Data Workflows

Reproducible Research for Biologists using Git

stylised image of an engineer fixing pipes in a jungle

Ever tried to run your amazing data analysis six months later? Or tried to share your code with a colleague? Was it a smooth and beautiful transition? Or did you spend hours trying to figure out what you did and why it doesn't work anymore? If so, this course is for you.

This course will introduce you to several tools that will up your data engineering game and make your research reproducible - both for future you and your collaborators. We will cover the basics of using Git and GitHub to manage your code and data, and how to use Python* tools to make your work more reproducible. We will cover the basics of version control, how to use GitHub to collaborate with others and how to use GitHub Actions to automate your workflow.

By the end of the course you will have a solid understanding of how to make your work more reproducible and save yourself future headaches.

* other programming languages can also be supported

What does the course cover?

Git and GitHub

We start the course by covering basic shell usage in your computer's terminal. We then move on to the git cli (command line interface), introducing the basic concepts of version control as we go, including: pushing, pulling and merging changes.

Once we're familiar with git cli basics we will move into the popular GitHub web interface, where we will cover the basics of creating and managing repositories, as well as the GitHub workflow using feature branches, pull requests and code reviews. We will also cover the concept of rebasing and how to use it to keep your git history clean and easy to follow. Finally we will demonstrate the power of GitHub Issues and Projects as a way to manage your work and collaborate with others.

Reproducibility (with Python)

The second part of the course will focus on some key ideas that you can use to improve the reproducibility of you work. This part of the course is usually done with a Python-first mentality but other programming languages can also be supported (see prerequisites).

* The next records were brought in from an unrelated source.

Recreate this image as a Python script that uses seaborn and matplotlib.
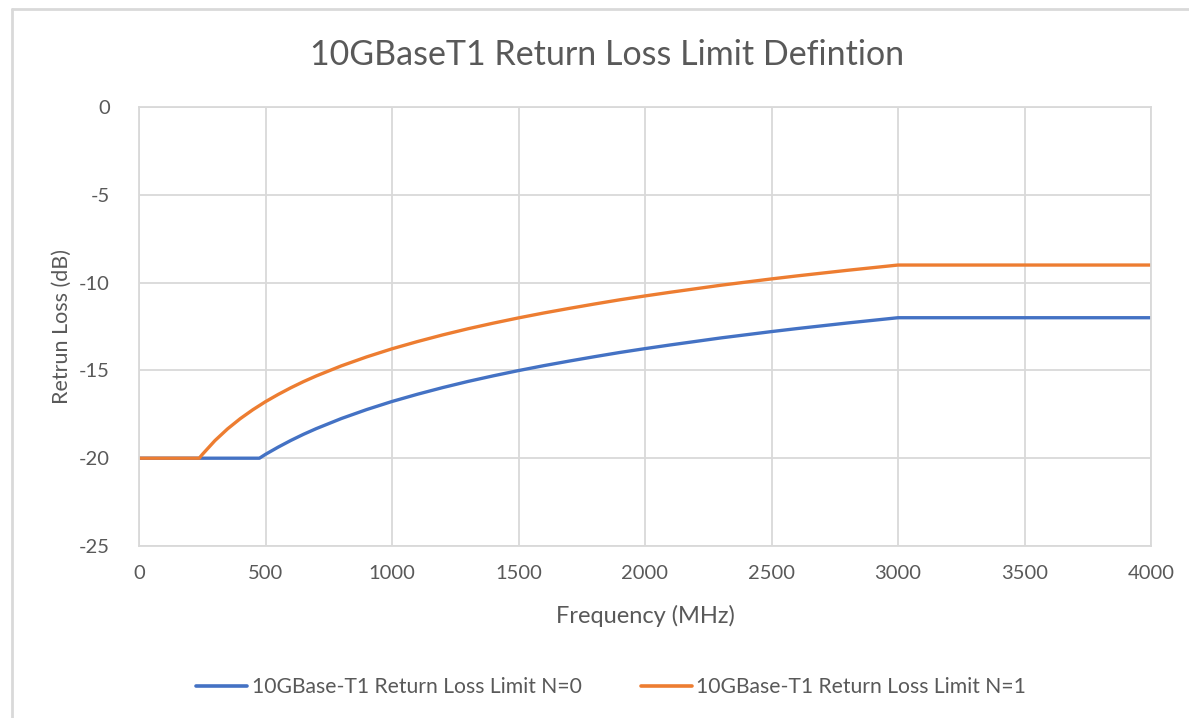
import matplotlib
matplotlib.use("Agg")
import matplotlib.pyplot as plt
from matplotlib.lines import Line2D
import seaborn as sns
import pandas as pd

# Return loss limit, N=0 (MHz, dB)
freq_n0 = [0, 100, 200, 300, 400, 476, 500, 550, 600, 650, 700, 800, 900, 1000,
           1100, 1200, 1300, 1400, 1500, 1600, 1700, 1800, 1900, 2000, 2100,
           2200, 2300, 2400, 2500, 2600, 2700, 2800, 2900, 3000, 3500, 4000]
rl_n0 = [-20, -20, -20, -20, -20, -20, -19.78, -19.37, -18.99, -18.64, -18.32,
         -17.74, -17.23, -16.77, -16.36, -15.98, -15.63, -15.31, -15.01, -14.73,
         -14.47, -14.22, -13.98, -13.76, -13.55, -13.35, -13.15, -12.97, -12.79,
         -12.62, -12.46, -12.30, -12.15, -12.0, -12.0, -12.0]

# Return loss limit, N=1 (MHz, dB)
freq_n1 = [0, 100, 200, 238, 250, 300, 350, 400, 450, 500, 550, 600, 650, 700,
           800, 900, 1000, 1100, 1200, 1300, 1400, 1500, 1600, 1700, 1800, 1900,
           2000, 2100, 2200, 2300, 2400, 2500, 2600, 2700, 2800, 2900, 3000,
           3500, 4000]
rl_n1 = [-20, -20, -20, -20, -19.79, -19.0, -18.33, -17.75, -17.24, -16.78,
         -16.37, -15.99, -15.64, -15.32, -14.74, -14.23, -13.77, -13.36, -12.98,
         -12.63, -12.31, -12.01, -11.73, -11.47, -11.22, -10.98, -10.76, -10.55,
         -10.35, -10.15, -9.97, -9.79, -9.62, -9.46, -9.30, -9.15, -9.0, -9.0,
         -9.0]

series_labels = ["10GBase-T1 Return Loss Limit N=0", "10GBase-T1 Return Loss Limit N=1"]
x_ticks = [0, 500, 1000, 1500, 2000, 2500, 3000, 3500, 4000]
y_ticks = [0, -5, -10, -15, -20, -25]

df = pd.concat([
    pd.DataFrame({"freq": freq_n0, "rl": rl_n0, "series": series_labels[0]}),
    pd.DataFrame({"freq": freq_n1, "rl": rl_n1, "series": series_labels[1]}),
])

sns.set_theme(style="white")
plt.rcParams["font.family"] = ["Lato", "DejaVu Sans"]

text_color = "#595959"
grid_color = "#d9d9d9"

fig = plt.figure(figsize=(11.89, 7.18), dpi=100)
ax = fig.add_axes([139 / 1189, 1 - 546 / 718, (1151 - 139) / 1189, (546 - 107) / 718])

sns.lineplot(data=df, x="freq", y="rl", hue="series", sort=False,
             palette=["#4472C4", "#ED7D31"], linewidth=2.4, ax=ax, legend=False)

ax.set_xlim(0, 4000)
ax.set_ylim(-25, 0)
ax.set_xticks(x_ticks)
ax.set_yticks(y_ticks)
ax.set_xticklabels([str(t) for t in x_ticks])
ax.set_yticklabels([str(t) for t in y_ticks])
ax.grid(True, color=grid_color, linewidth=1.3)
ax.set_axisbelow(True)
for s in ax.spines.values():
    s.set_color(grid_color)
    s.set_linewidth(1.3)
ax.tick_params(axis="both", length=0, labelsize=14.5, colors=text_color)
ax.tick_params(axis="x", pad=14)
ax.tick_params(axis="y", pad=21)

ax.set_xlabel("Frequency (MHz)", fontsize=17, color=text_color, labelpad=16)
ax.set_ylabel("Retrun Loss (dB)", fontsize=15.5, color=text_color, labelpad=5)

fig.text(607 / 1189, 1 - 55 / 718, "10GBaseT1 Return Loss Limit Defintion",
         ha="center", va="center", fontsize=24.5, color=text_color)

handles = [Line2D([], [], color="#4472C4", linewidth=2.6),
           Line2D([], [], color="#ED7D31", linewidth=2.6)]
fig.legend(handles, series_labels, loc="center", bbox_to_anchor=(611 / 1189, 1 - 687 / 718),
           ncol=2, frameon=False, fontsize=15.2, labelcolor=text_color,
           handlelength=2.45, handletextpad=0.2, columnspacing=2.8)

# chart area border
fig.add_artist(Line2D([11.5 / 1189, 11.5 / 1189], [0, 1 - 9 / 718],
                      transform=fig.transFigure, color="#d9d9d9", linewidth=2))
fig.add_artist(Line2D([11.5 / 1189, 1], [1 - 9 / 718, 1 - 9 / 718],
                      transform=fig.transFigure, color="#d9d9d9", linewidth=2))

fig.savefig("out.png", dpi=100, facecolor="white")
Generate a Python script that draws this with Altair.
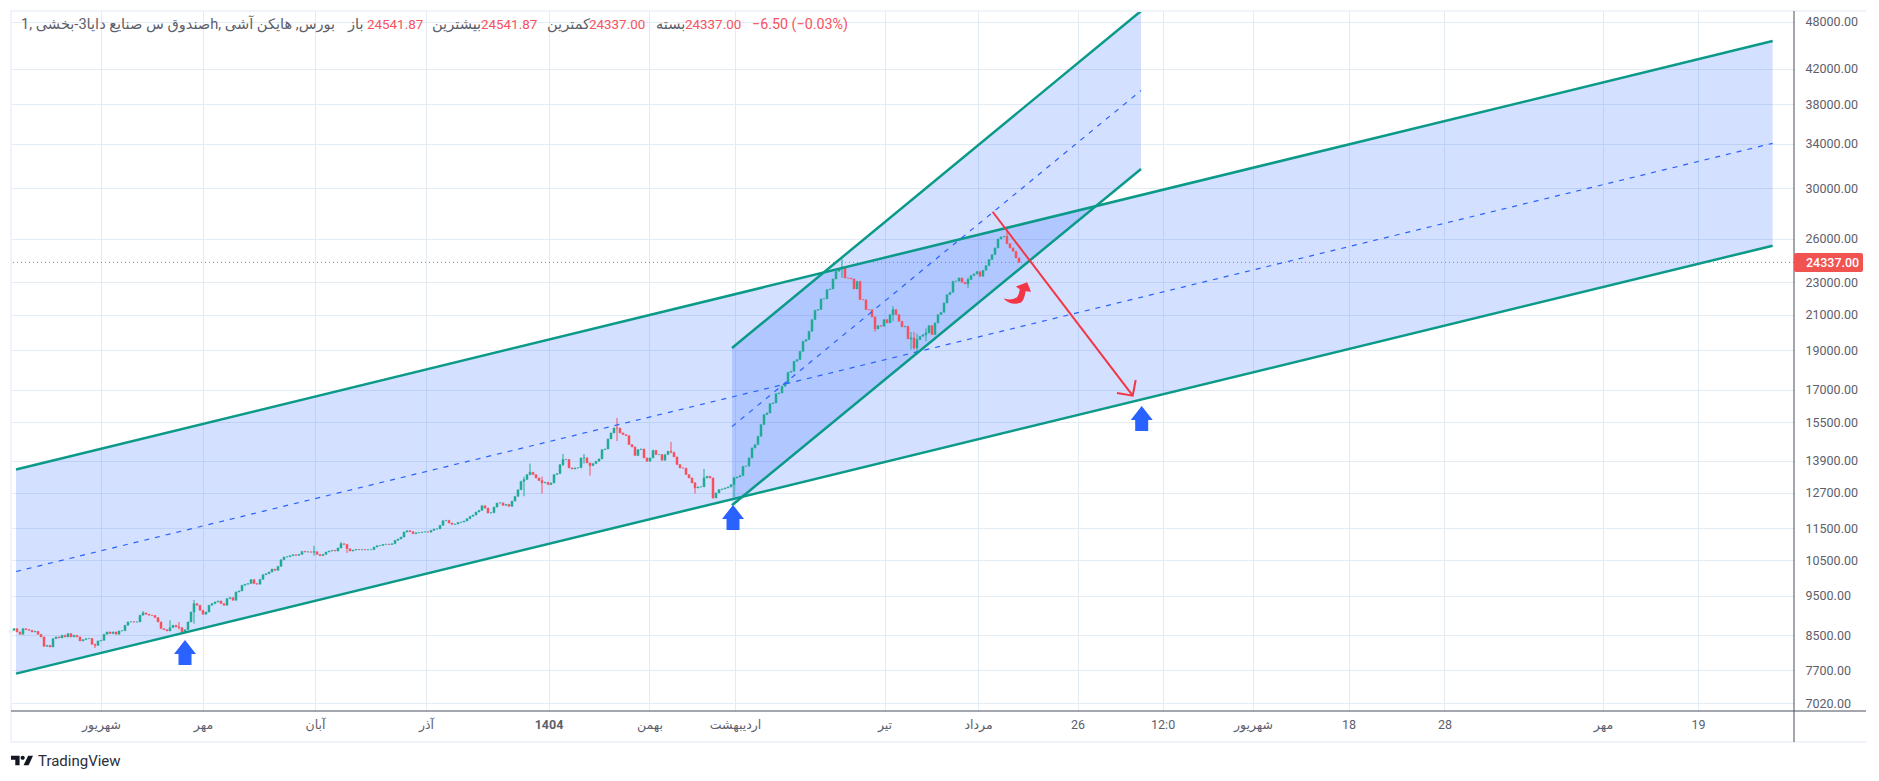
import altair as alt
import pandas as pd

FONT = "Roboto, 'Noto Sans', 'DejaVu Sans', sans-serif"
GREEN = "#22ab94"
RED = "#f7525f"
TEAL = "#0b9a88"
BLUE = "#2962ff"
GRID = "#e3ecf3"
TXT = "#5d606b"
DARK = "#4b4f5c"

closes_a = [8620,8661,8580,8524,8661,8636,8620,8580,8596,8524,8460,8238,8261,8223,8420,8460,8436,8500,8460,8540,
            8460,8500,8460,8365,8396,8420,8425,8285,8261,8365,8380,8524,8580,8540,8580,8524,8604,8610,8743,8826,
            8830,8822,8826,8995,9054,9020,8995,8990,8935,8826,8661,8636,8604,8686,8743,8702,8686,8580,8636,8826,
            9077,9294,9251,9121,9019,9077,9251,9294,9338,9364,9294,9251,9426,9453,9382,9605,9633,9788,9817,9835,
            9946,9835,9817]
closes_b = [9952,10084,10112,10160,10246,10208,10324,10520,10599,10609,10640,10669,10648,10679,10770,10750,10755,10745,10760,10679,
            10640,10679,10750,10780,10800,10780,10872,11005,10984,10850,10780,10810,10830,10820,10825,10815,10820,10822,10902,10944,
            10950,10984,10990,10980,11005,11109,11152,11214,11374,11417,11385,11320,11352,11358,11374,11380,11370,11428,11470,11475,
            11590,11743,11755,11667,11622,11633,11688,11700,11733,11809,11888,11932,12034,12091,12250,12168,11999,12010,12204,12343,
            12350,12263,12297,12228,12412,12578,12816]
closes_c = [13125,13187,13374,13463,13374,13249,13150,13063,13088,13002,13063,13374,13412,13757,13952,13960,13628,13590,13628,13635,
            14018,14025,13821,13717,13795,13887,13979,14351,14377,14790,15043,15255,15250,15043,14971,14929,14555,14459,14111,14351,
            14377,14018,13887,14018,14324,14150,14155,13925,14150,14284,14244,14058,13757,13628,13620,13374,13249,13063,12880,12916,
            12920,13249,13311,13249,12522,12700,12820,12844,12880,12916,13002,13249]
closes_d = [13286,13336,13692,13700,14018,14419,14555,14902,15401,15841,15916,16340,16370,16806,16839,17160,17320,17847,17899,18412,
            18499,18932,19479,19575,20038,20708,21261,21302,21952,21960,22537,22580,23226,23734,23890,24026,23290,23280,23226,22580,
            23075,21910,21900,21302,21295,20866,20170,20361,20323,20708,20516,21003,21302,21003,20611,20286,20323,19610,19665,19117,
            19575,19757,19850,19944,20361,19850,20516,21003,21140,21707,22221,22368,23075,23085]
closes_e = [23291,23007,22900,23182,23443,23556,23712,23400,23800,24115,24528,24876,25349,26000,26147,26195,25660,25349,25110,24643,24337]
first_open = 8560

wick_index = [28,44,53,56,61,101,110,112,171,173,177,184,191,193,202,220,228,231,234,241,277,288,294,300,301,302,305,319,332]
wick_high = [8300,9100,8866,8826,9390,10944,11060,10830,13300,13795,13300,14176,14176,13800,15692,14665,13100,13590,13100,13292,24550,20700,21506,20000,20000,19900,20200,23300,26900]
wick_low = [8200,9000,8700,8640,8780,10640,10950,10720,12582,13350,12676,13700,13800,13334,14700,14200,12676,13200,12500,12545,23290,20020,20600,19028,19028,18890,19483,22643,25660]

y_ticks = [48000,42000,38000,34000,30000,26000,23000,21000,19000,17000,15500,13900,12700,11500,10500,9500,8500,7700,7020]
x_ticks = [30,64,101.33,138.33,179.17,212.83,241.33,291.17,322.33,355.5,383.87,414,445.87,477.83,530.67,562.33]
x_labels = ["شهریور","مهر","آبان","آذر","1404","بهمن","اردیبهشت","تیر","مرداد","26","12:0","شهریور","18","28","مهر","19"]

ch1_x = [1.67, 587.2]
ch1_up = [13565, 45442]
ch1_mid = [10175, 34050]
ch1_lo = [7628, 25507]
ch2_x = [240.33, 376.67]
ch2_up = [19115, 49458]
ch2_mid = [15313, 39520]
ch2_lo = [12266, 31672]

last_price = 24337
red_x = [327.2, 373.9]
red_y = [28073, 16709]
head_x = [374.9, 373.9, 368.67]
head_y = [17463, 16709, 16840]
arrow_x = [58, 240.67, 376.9]
arrow_y = [8098, 11853, 15666]

header_px = [21, 348, 367, 432, 481, 547, 589, 656, 685, 752]
header_text = ["1, صندوق س صنایع دایا3-بخشیh, بورس, هایکن آشی", "باز", "24541.87", "بیشترین", "24541.87", "کمترین",
               "24337.00", "بسته", "24337.00", "−6.50 (−0.03%)"]
header_color = [TXT, TXT, RED, TXT, RED, TXT, RED, TXT, RED, RED]
header_size = [14.6, 14.6, 13.4, 14.6, 13.4, 14.6, 13.4, 14.6, 13.4, 14.3]

X_DOMAIN = [0, 594.33]
Y_DOMAIN = [6865, 49458]
xs = alt.Scale(domain=X_DOMAIN, nice=False, zero=False, padding=0)
ys = alt.Scale(type="log", domain=Y_DOMAIN, nice=False)


def X(f="x", **k):
    return alt.X(f"{f}:Q", scale=xs, title=None, **k)


def Y(f="y", **k):
    return alt.Y(f"{f}:Q", scale=ys, title=None, **k)


closes = closes_a + closes_b + closes_c + closes_d + closes_e
opens = [first_open] + closes[:-1]
colors = [GREEN if c >= o else RED for o, c in zip(opens, closes)]
candles = pd.DataFrame({"x": range(len(closes)), "o": opens, "c": closes, "col": colors})
wicks = pd.DataFrame({"x": wick_index, "h": wick_high, "l": wick_low, "col": [colors[i] for i in wick_index]})

lbl_expr = "[" + ",".join(f"'{s}'" for s in x_labels) + "][indexof([" + ",".join(str(v) for v in x_ticks) + "],datum.value)]"

grid_layer = alt.Chart(pd.DataFrame({"x": [0], "y": [last_price]})).mark_point(opacity=0).encode(
    x=X(axis=alt.Axis(orient="bottom", values=x_ticks, labelExpr=lbl_expr, domain=False, ticks=False, grid=True,
                      gridColor=GRID, gridWidth=1, labelColor=TXT, labelFont=FONT, labelFontSize=12.5, labelPadding=7,
                      labelOverlap=False, labelFlush=False,
                      labelFontWeight=alt.expr("datum.value == 179.17 ? 'bold' : 'normal'"))),
    y=Y(axis=alt.Axis(orient="right", values=y_ticks, format=".2f", domain=False, ticks=False, grid=True,
                      gridColor=GRID, gridWidth=1, labelColor=TXT, labelFont=FONT, labelFontSize=12.5, labelPadding=11,
                      labelOverlap=False, labelFlush=False)),
)


def channel(xv, up, mid, lo):
    df = pd.DataFrame({"x": xv, "up": up, "mid": mid, "lo": lo})
    base = alt.Chart(df)
    return [
        base.mark_area(color=BLUE, opacity=0.2).encode(x=X(), y=Y("up"), y2="lo:Q"),
    ], [
        base.mark_line(color=BLUE, strokeWidth=1.2, strokeDash=[5, 6]).encode(x=X(), y=Y("mid")),
        base.mark_line(color=TEAL, strokeWidth=2.5).encode(x=X(), y=Y("up")),
        base.mark_line(color=TEAL, strokeWidth=2.5).encode(x=X(), y=Y("lo")),
    ]


f1, l1 = channel(ch1_x, ch1_up, ch1_mid, ch1_lo)
f2, l2 = channel(ch2_x, ch2_up, ch2_mid, ch2_lo)

last_rule = alt.Chart(pd.DataFrame({"y": [last_price]})).mark_rule(color=RED, strokeWidth=1, strokeDash=[1, 3]).encode(y=Y())

wick_layer = alt.Chart(wicks).mark_rule(strokeWidth=1).encode(x=X(), y=Y("l"), y2="h:Q", color=alt.Color("col:N", scale=None))
body_layer = alt.Chart(candles).mark_bar(size=2, strokeWidth=0.5).encode(
    x=X(), y=Y("o"), y2="c:Q", color=alt.Color("col:N", scale=None), stroke=alt.Stroke("col:N", scale=None))

red_line = alt.Chart(pd.DataFrame({"x": red_x, "y": red_y})).mark_line(color="#f23645", strokeWidth=2).encode(x=X(), y=Y())
red_head = alt.Chart(pd.DataFrame({"x": head_x, "y": head_y, "o": [0, 1, 2]})).mark_line(color="#f23645", strokeWidth=2).encode(
    x=X(), y=Y(), order="o:Q")

BLUE_ARROW = "M0,-1L0.88,0.12L0.52,0.12L0.52,1L-0.52,1L-0.52,0.12L-0.88,0.12Z"
blue_arrows = alt.Chart(pd.DataFrame({"x": arrow_x, "y": arrow_y})).mark_point(
    shape=BLUE_ARROW, size=625, filled=True, color=BLUE, opacity=1, strokeWidth=0).encode(x=X(), y=Y())

CURVE = "M-.96,.4 Q-.4,.95 .3,.68 Q.55,.4 .6,-.12 L.99,-.08 L.72,-.75 L-.08,-.45 L.2,-.27 Q.15,.1 0,.3 Q-.4,.55 -.96,.4Z"
curve_arrow = alt.Chart(pd.DataFrame({"x": [335.33], "y": [22325]})).mark_point(
    shape=CURVE, size=800, filled=True, color="#f23645", opacity=1, strokeWidth=0).encode(x=X(), y=Y())

frame = alt.Chart(pd.DataFrame({"a": [0]})).mark_rect(fillOpacity=0, stroke="#f0f3fa", strokeWidth=2).encode(
    x=alt.value(0), x2=alt.value(1857), y=alt.value(0), y2=alt.value(731))
axis_h = alt.Chart(pd.DataFrame({"a": [0]})).mark_rule(color=DARK, strokeWidth=1).encode(
    x=alt.value(0), x2=alt.value(1857), y=alt.value(700))
axis_v = alt.Chart(pd.DataFrame({"a": [0]})).mark_rule(color=DARK, strokeWidth=1).encode(
    x=alt.value(1783), y=alt.value(0), y2=alt.value(731))

price_box = alt.Chart(pd.DataFrame({"a": [0]})).mark_rect(color="#f05350", cornerRadius=2).encode(
    x=alt.value(1783), x2=alt.value(1852), y=alt.value(242), y2=alt.value(261))
price_text = alt.Chart(pd.DataFrame({"t": [f"{last_price:.2f}"]})).mark_text(
    color="white", font=FONT, fontSize=12.5, fontWeight=500, align="left", baseline="middle").encode(
    x=alt.value(1795), y=alt.value(251.5), text="t:N")

header = alt.Chart(pd.DataFrame({"px": [p - 11 for p in header_px], "t": header_text, "col": header_color, "fs": header_size})).mark_text(
    font=FONT, align="left", baseline="middle").encode(
    x=alt.X("px:Q", scale=None), y=alt.value(14), text="t:N", color=alt.Color("col:N", scale=None),
    size=alt.Size("fs:Q", scale=None))

TV_LOGO = ("M-1,-0.44L-0.22,-0.44L-0.22,0.44L-0.61,0.44L-0.61,-0.06L-1,-0.06Z"
           "M-0.13,-0.25a0.19,0.19 0 1,0 0.38,0a0.19,0.19 0 1,0 -0.38,0Z"
           "M0.56,-0.44L1,-0.44L0.6,0.44L0.14,0.44Z")
logo = alt.Chart(pd.DataFrame({"a": [0]})).mark_point(
    shape=TV_LOGO, size=484, filled=True, color="#131722", opacity=1, strokeWidth=0).encode(
    x=alt.value(11), y=alt.value(749.5))
logo_text = alt.Chart(pd.DataFrame({"t": ["TradingView"]})).mark_text(
    color="#2a2e39", font=FONT, fontSize=15, align="left", baseline="middle").encode(
    x=alt.value(27), y=alt.value(749.5), text="t:N")

chart = alt.layer(
    grid_layer, *f1, *f2, last_rule, wick_layer, body_layer, *l1, *l2, red_line, red_head, blue_arrows, curve_arrow,
    frame, axis_h, axis_v, price_box, price_text, header, logo, logo_text,
).properties(
    width=1783, height=700,
    autosize=alt.AutoSizeParams(type="none"),
    padding={"left": 3, "top": 3, "right": 72, "bottom": 60},
    background="white",
).configure_view(stroke=None)

chart.save("out.html", embed_options={"renderer": "svg", "actions": False})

We will cover virtual environments and reproducible dependency management (with Pipenv), environment and configuration files and an introduction to ensuring you don't break your code by adding automated testing (with pytest). Finally, we will go back into GitHub and show you how GitHub Actions can help you automate this and so much more.

Who is the course for?

Scientists at any career stage (including students) in biology and related areas of science and medicine who have some experience of coding in Python or another programming language (see prerequisites) and wish to expand their skills in the area of data engineering and reproducibility.

If you have no experience programming in any language then you may find our Python for Biologists course more appropriate.

Attendees usually work on their own laptops and are expected to install some programmes before the course. Any laptop or operating system is suitable.

A note on prerequisites

We expect attendees to have previous experience in Python, R or any other programming language. Programming skills should be equivalent to having done our Data Exploration course and built upon those skills in whichever language. If you are using any language other than Python, please make this clear when you organise or sign up for the course so we can be sure to show you the correct tools for your language.

Attendees should be comfortable installing applications on their own laptops and will be required to do so before the course, details of which will be provided closer to the time. Any laptop or operating system is suitable.